Because of this, it's important to proceed carefully if you're attempting to exclude your inheritance from the marital estate.

How Inheritances Are Exempted

An equitable-distribution state like Michigan, unlike community-property states, generally affords to each spouse the assets that were earned or acquired by that spouse during the marriage, with some discretion to amend this division when appropriate.

This can mean that an inheritance directed to only one spouse may be kept by that spouse during divorce without requiring that spouse to give up other marital assets in return. This reasoning also applies to things like personal-injury settlements and other payments that are intended to assist or compensate only one half of a married couple.

However, there are also cases addressing the issue of unjust enrichment and cases indicating that it's usually in a minor child's best interest for both parents to provide a similar standard of living as the one the child experienced prior to divorce.

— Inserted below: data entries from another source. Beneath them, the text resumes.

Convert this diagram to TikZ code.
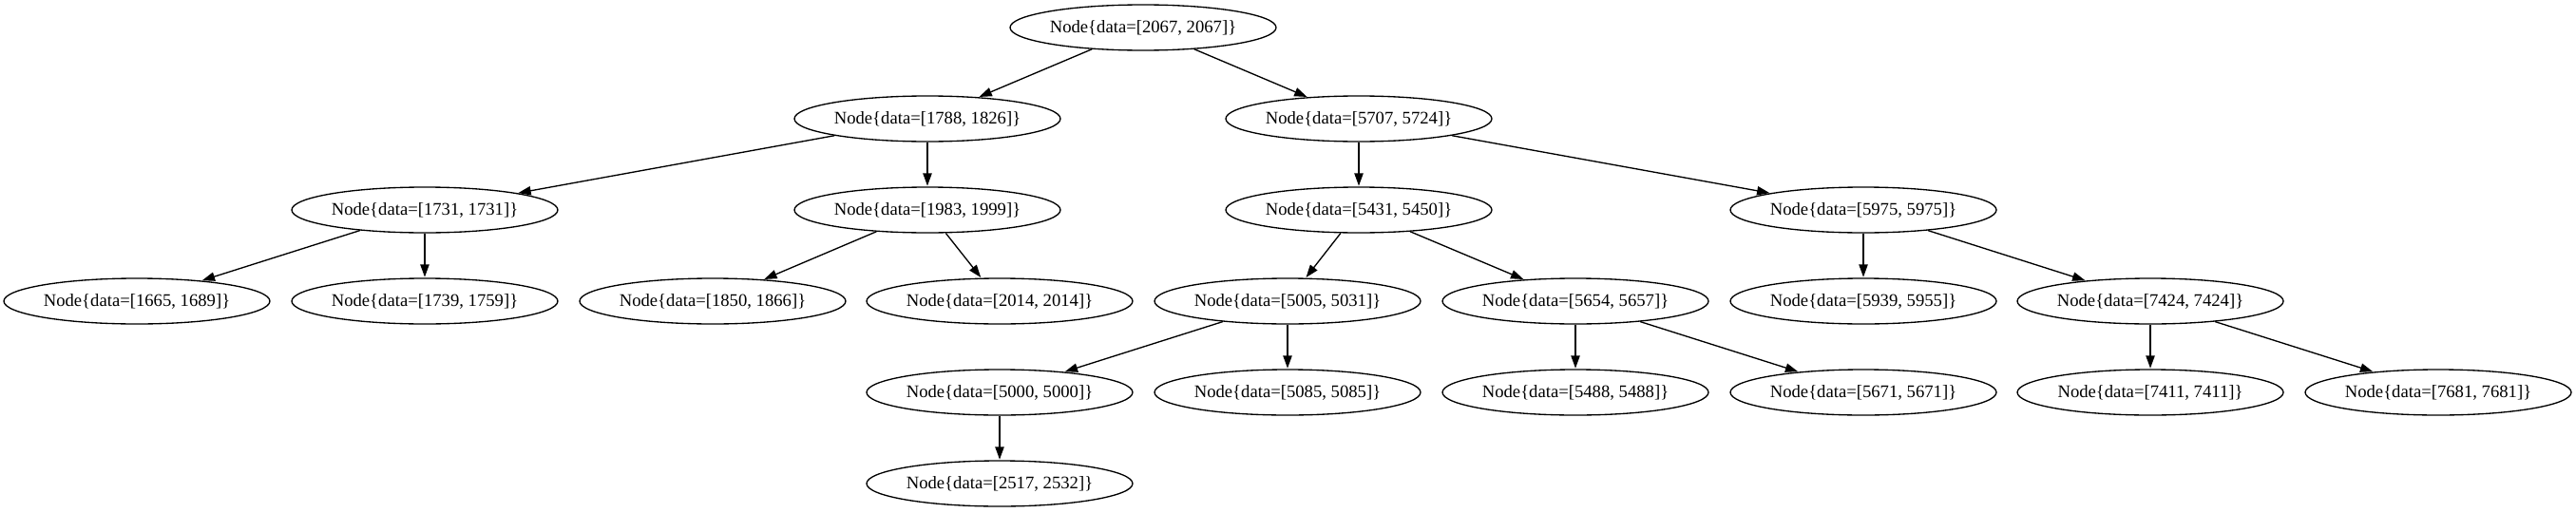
\documentclass[tikz,border=0pt]{standalone}
\usepackage{fontspec}
\setmainfont{Liberation Serif}
\usetikzlibrary{shapes.geometric,arrows.meta}
\begin{document}
\begin{tikzpicture}[x=0.75pt,y=-0.75pt,
  tnode/.style={draw,ellipse,line width=1pt,minimum width=210pt,minimum height=36pt,inner sep=0pt,font=\fontsize{14pt}{16pt}\selectfont},
  edge/.style={line width=1pt,-{Triangle[length=10pt,width=7pt]},shorten >=0.5pt}]
\useasboundingbox (0,0) rectangle (2711,539);
% row 0
\node[tnode] (r) at (1203,29) {Node\{data=[2067, 2067]\}};
% row 1
\node[tnode] (a1788) at (976,125) {Node\{data=[1788, 1826]\}};
\node[tnode] (a5707) at (1430,125) {Node\{data=[5707, 5724]\}};
% row 2
\node[tnode] (a1731) at (447,221) {Node\{data=[1731, 1731]\}};
\node[tnode] (a1983) at (976,221) {Node\{data=[1983, 1999]\}};
\node[tnode] (a5431) at (1430,221) {Node\{data=[5431, 5450]\}};
\node[tnode] (a5975) at (1961,221) {Node\{data=[5975, 5975]\}};
% row 3
\node[tnode] (a1665) at (144,317) {Node\{data=[1665, 1689]\}};
\node[tnode] (a1739) at (447,317) {Node\{data=[1739, 1759]\}};
\node[tnode] (a1850) at (750,317) {Node\{data=[1850, 1866]\}};
\node[tnode] (a2014) at (1052,317) {Node\{data=[2014, 2014]\}};
\node[tnode] (a5005) at (1355,317) {Node\{data=[5005, 5031]\}};
\node[tnode] (a5654) at (1658,317) {Node\{data=[5654, 5657]\}};
\node[tnode] (a5939) at (1961,317) {Node\{data=[5939, 5955]\}};
\node[tnode] (a7424) at (2263,317) {Node\{data=[7424, 7424]\}};
% row 4
\node[tnode] (a5000) at (1052,413) {Node\{data=[5000, 5000]\}};
\node[tnode] (a5085) at (1355,413) {Node\{data=[5085, 5085]\}};
\node[tnode] (a5488) at (1658,413) {Node\{data=[5488, 5488]\}};
\node[tnode] (a5671) at (1961,413) {Node\{data=[5671, 5671]\}};
\node[tnode] (a7411) at (2263,413) {Node\{data=[7411, 7411]\}};
\node[tnode] (a7681) at (2566,413) {Node\{data=[7681, 7681]\}};
% row 5
\node[tnode] (a2517) at (1052,509) {Node\{data=[2517, 2532]\}};
% edges
\draw[edge] (r) -- (a1788);
\draw[edge] (r) -- (a5707);
\draw[edge] (a1788) -- (a1731);
\draw[edge] (a1788) -- (a1983);
\draw[edge] (a1731) -- (a1665);
\draw[edge] (a1731) -- (a1739);
\draw[edge] (a1983) -- (a1850);
\draw[edge] (a1983) -- (a2014);
\draw[edge] (a5707) -- (a5431);
\draw[edge] (a5707) -- (a5975);
\draw[edge] (a5431) -- (a5005);
\draw[edge] (a5431) -- (a5654);
\draw[edge] (a5005) -- (a5000);
\draw[edge] (a5005) -- (a5085);
\draw[edge] (a5000) -- (a2517);
\draw[edge] (a5654) -- (a5488);
\draw[edge] (a5654) -- (a5671);
\draw[edge] (a5975) -- (a5939);
\draw[edge] (a5975) -- (a7424);
\draw[edge] (a7424) -- (a7411);
\draw[edge] (a7424) -- (a7681);
\end{tikzpicture}
\end{document}
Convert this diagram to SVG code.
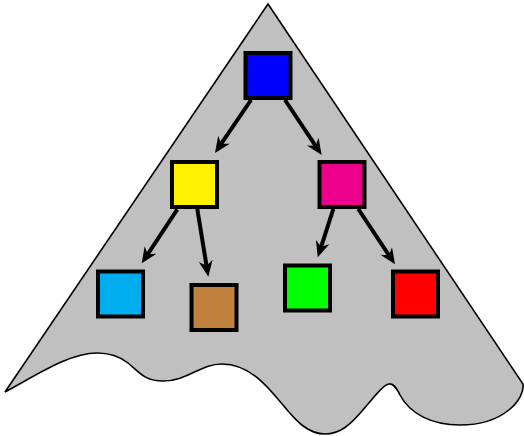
<svg xmlns="http://www.w3.org/2000/svg" width="524" height="436" viewBox="0 0 524 436">
<style>
.node{stroke:#000;stroke-width:4}
.edge{stroke:#000;stroke-width:4;fill:none;marker-end:url(#ah)}
</style>
<defs>
<marker id="ah" viewBox="-17 -8 18 16" markerWidth="18" markerHeight="16" refX="-10" refY="0" orient="auto" markerUnits="userSpaceOnUse">
<path d="M0,0 L-16,-7 L-11,0 L-16,7 Z" fill="#000"/>
</marker>
</defs>
<g id="background">
<path d="M268 4 L523 384 C525 398 505 425 460 425 C432 425 410 414 400 395 C396 387 393 383 389 384 C383 385 375 396 362 411 C350 425 340 434 325 434 C308 434 296 421 283 405 C268 387 250 364 222 364 C200 364 188 381 163 381 C145 381 140 373 128 363 C118 355 108 353 97 353 C70 353 40 373 5 392 Z" fill="#c0c0c0" stroke="#000" stroke-width="1.6" stroke-linejoin="miter"/>
</g>
<g id="connectors">
<line class="edge" x1="251" y1="100" x2="220.6" y2="144.7"/>
<line class="edge" x1="285" y1="100" x2="316.1" y2="146.7"/>
<line class="edge" x1="177.3" y1="209.3" x2="147.2" y2="255"/>
<line class="edge" x1="197.3" y1="209" x2="206.7" y2="266.8"/>
<line class="edge" x1="333.3" y1="209" x2="320.8" y2="247.8"/>
<line class="edge" x1="358.3" y1="209" x2="389.5" y2="256"/>
</g>
<g id="n-blue"><rect class="node" x="245.5" y="53" width="45" height="45" fill="#0000ff"/></g>
<g id="n-yellow"><rect class="node" x="172" y="162" width="45" height="45" fill="#fff200"/></g>
<g id="n-magenta"><rect class="node" x="319.5" y="162" width="45" height="45" fill="#ec008c"/></g>
<g id="n-cyan"><rect class="node" x="98" y="271.5" width="45" height="45" fill="#00aeef"/></g>
<g id="n-brown"><rect class="node" x="191.5" y="285" width="45" height="45" fill="#c1813f"/></g>
<g id="n-green"><rect class="node" x="285" y="265.5" width="45" height="45" fill="#00ff00"/></g>
<g id="n-red"><rect class="node" x="393" y="271.5" width="45" height="45" fill="#ff0000"/></g>
</svg>
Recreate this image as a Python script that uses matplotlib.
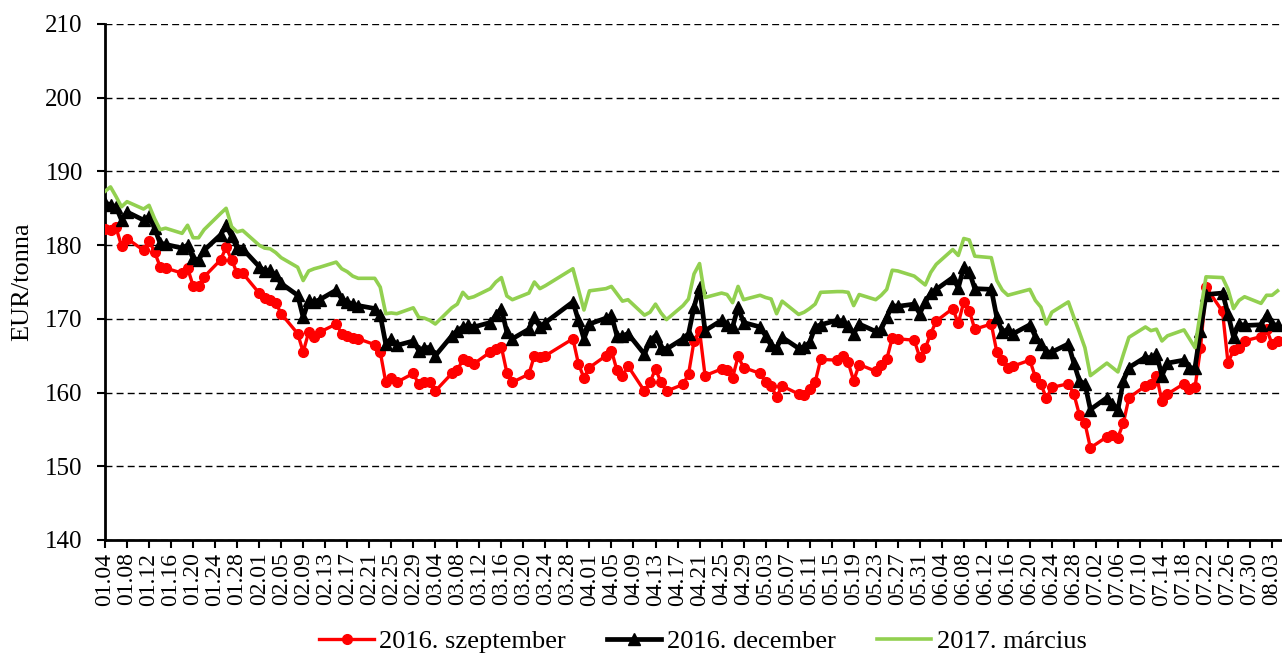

Cases like these can mean that a multi-million dollar inheritance that was used to enrich both your life and your soon-to-be ex's life could be factored into the ultimate distribution of property if one of two situations occurs:
  • The court deems it's in your child's best interest for both you and your ex to maintain an elevated standard of living.
  • our ex can otherwise show that allowing you to keep the entire inheritance is inequitable and would disadvantage him or her financially.
A lawyer can help you to determine if either of these scenarios apply in your case.

How to Proceed

If you're concerned about protecting your inheritance from a soon-to-be ex-spouse, you'll want to seek legal advice quickly. Even if you and your spouse agree on most issues, inheritances can be difficult circumstances, and having a professional to sort out the facts and argue on your behalf can be invaluable.

You'll also want to begin gathering financial documentation to be used in your divorce. Judges are trained in the law, not finance, and the ability to provide a clear "paper trail" for your inheritance can strengthen your argument and minimize confusion in the courtroom.